Most visitors to Aspen in the spring, summer and fall give high marks for their vacation experience, which, perhaps, is no surprise since most of them have been here before.

Their perceptions about the value they receive for their money, however, are less enthusiastic, even though Aspen’s nonwinter visitors are, by and large, an affluent bunch.

Visitor survey results released this week by the Aspen Chamber Resort Association indicate Aspen’s natural beauty, along with cultural events and outdoor recreational opportunities, are what draw tourists to the resort when the chairlifts aren’t running.

The latest data on visitor demographics, their reasons for visiting Aspen and their assessment of everything from things to do here to their desire to return will be poured over in the weeks to come, according to Chris Nolen, ACRA president and CEO.

A newly formed Marketing Advisory Committee, charged with putting together a marketing plan for Aspen funded by a new tax approved by voters last November, will likely find plenty of helpful information in the survey results, Nolen said.

The survey, commissioned by the ACRA, was conducted by Leisure Trends Group, a Boulder-based research company. The survey is conducted every three years.

Surveys were mailed to guests who stayed in local lodges from June to September 2000. For the first time, the ACRA also interviewed day visitors, campers and second-home owners last summer.

Nearly 200 surveys of day visitors were gathered. Of the 2,558 surveys that were mailed, 806 were completed and returned, according to the ACRA.

Three-quarters of the respondents had been to Aspen before – about half of them had made a wintertime trip to Aspen and the other half had been here previously during the spring, summer or fall. Most (92 percent) rated their experience as very favorable and nearly all (97 percent) indicated they would visit yet again.
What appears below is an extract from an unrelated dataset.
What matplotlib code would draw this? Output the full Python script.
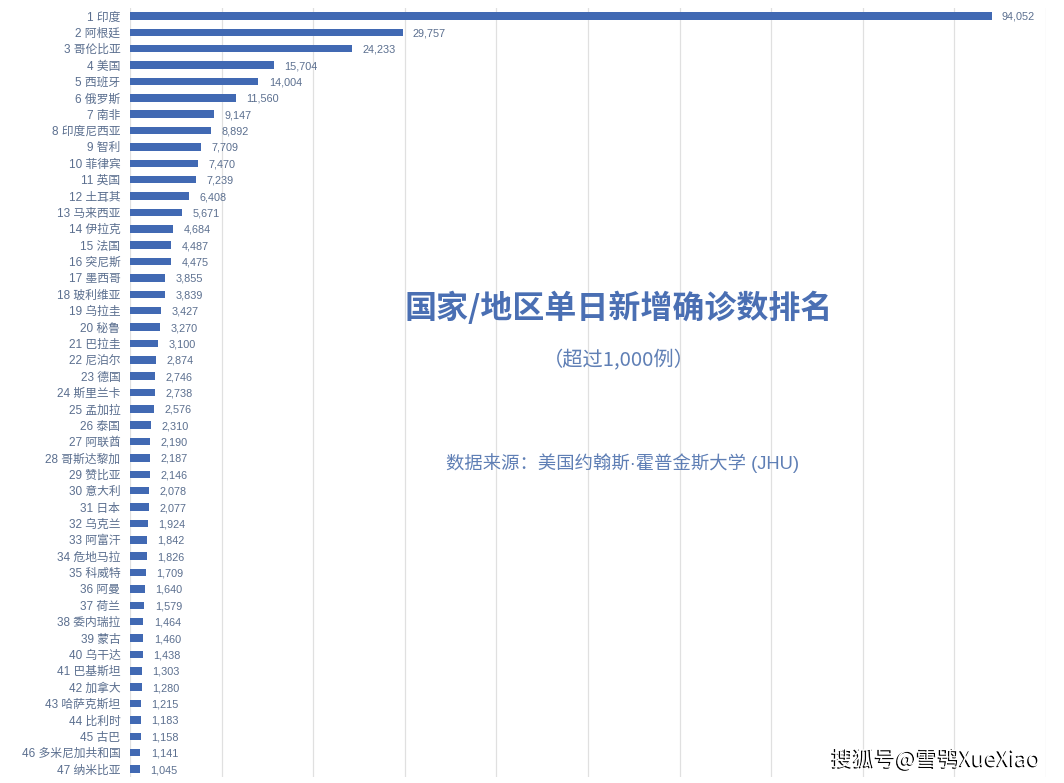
import matplotlib
matplotlib.use("Agg")
import matplotlib.pyplot as plt
import matplotlib.patheffects as pe
from matplotlib.ticker import MultipleLocator

plt.rcParams['font.family'] = ['Noto Sans CJK SC', 'DejaVu Sans']

countries = ["印度","阿根廷","哥伦比亚","美国","西班牙","俄罗斯","南非","印度尼西亚","智利","菲律宾",
             "英国","土耳其","马来西亚","伊拉克","法国","突尼斯","墨西哥","玻利维亚","乌拉圭","秘鲁",
             "巴拉圭","尼泊尔","德国","斯里兰卡","孟加拉","泰国","阿联酋","哥斯达黎加","赞比亚","意大利",
             "日本","乌克兰","阿富汗","危地马拉","科威特","阿曼","荷兰","委内瑞拉","蒙古","乌干达",
             "巴基斯坦","加拿大","哈萨克斯坦","比利时","古巴","多米尼加共和国","纳米比亚"]
values = [94052,29757,24233,15704,14004,11560,9147,8892,7709,7470,
          7239,6408,5671,4684,4487,4475,3855,3839,3427,3270,
          3100,2874,2746,2738,2576,2310,2190,2187,2146,2078,
          2077,1924,1842,1826,1709,1640,1579,1464,1460,1438,
          1303,1280,1215,1183,1158,1141,1045]
ranks = list(range(1, len(countries) + 1))
labels = [f"{r} {c}" for r, c in zip(ranks, countries)]

W, H = 1064, 783
fig = plt.figure(figsize=(W/100, H/100), dpi=100, facecolor="white")
ax = fig.add_axes([130/W, 1-777.2/H, (1046-130)/W, (777.2-7.8)/H])

BLUE = "#4169B3"
TITLE = "#4A6FB3"
LABEL = "#5B6F8F"
ax.barh(ranks, values, height=0.46, color=BLUE, zorder=2)
ax.set_xlim(0, 100000)
ax.set_ylim(len(ranks)+0.5, 0.5)
ax.xaxis.set_major_locator(MultipleLocator(10000))
ax.grid(axis="x", color="#E0E0E0", linewidth=0.9, zorder=0)
ax.set_axisbelow(True)
for s in ax.spines.values():
    s.set_visible(False)
ax.tick_params(axis="x", length=0, labelbottom=False)
ax.tick_params(axis="y", length=0, pad=7, labelsize=8.5, labelcolor=LABEL)
ax.set_yticks(ranks)
ax.set_yticklabels(labels, family=["Liberation Sans", "Noto Sans CJK SC"])

for r, v in zip(ranks, values):
    ax.annotate(f"{v:,}", (v, r), xytext=(7.5, 0), textcoords="offset points",
                va="center_baseline", ha="left", fontsize=7.8, color=LABEL,
                family=["Liberation Sans"])

def px(x, y):
    return x / W, 1 - y / H

fig.text(*px(619, 308), "国家/地区单日新增确诊数排名", ha="center", va="center",
         fontsize=23, fontweight="bold", color=TITLE)
fig.text(*px(619, 361), "（超过1,000例）", ha="center", va="center",
         fontsize=14.6, color="#5F7FB5")
fig.text(*px(623, 463), "数据来源：美国约翰斯·霍普金斯大学 (JHU)", ha="center", va="center",
         fontsize=13.2, color="#5F7FB5", family=["Liberation Sans", "Noto Sans CJK SC"])

fig.text(*px(936, 760), "搜狐号@雪鸮XueXiao", ha="center", va="center",
         fontsize=15.5, color="white", zorder=5,
         path_effects=[pe.withSimplePatchShadow(offset=(-1, -0.8), shadow_rgbFace="black", alpha=1.0)])

fig.savefig("out.png", dpi=100, facecolor="white")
“Once we get ’em here, they are totally sold,” Nolen said. “There was no indication from visitors that their experience wasn’t everything they expected.”

More than half (57 percent) of the nonwinter visitors attended a cultural event during their stay, and 31 percent of them attended an Aspen Music School and Festival event. In 1997, just 20 percent of the nonwinter visitors reported attending a cultural event.

Three-quarters of the nonwinter visitors took a hike, according to the 2000 survey results, while 37 percent reported bicycling during their stay, 17 percent went rafting and 16 percent played golf.

Day visitors, however, are more likely to be first-time visitors to Aspen (61 percent) and are less likely to participate in an outdoor activity (89 percent), according to the survey results.

Survey results, however, seem to indicate that some vacationers are not overly impressed with the variety of things to do in Aspen in the spring, summer and fall – reflecting the ever-increasing expectations of tourists, Nolen noted.

“I think that’s very telling because I think we’ve got a lot to do here in the summer,” she said.

Evaluations of the cost of a stay in Aspen were also unfavorable, with only one-quarter of the respondents giving the value for their dollar an “excellent” or “very good” rating.

The poor marks on value came despite a jump in household income among nonwinter visitors from 1997 to 2000. Respondents in last year’s survey reported an average household income of $161,000, compared to $131,000 three years ago.

Visitor demographics also indicate more families are coming to Aspen in the spring, summer and fall than three years ago. Seventy-five percent of last year’s survey respondents came from outside Colorado, compared to 70 percent three years ago.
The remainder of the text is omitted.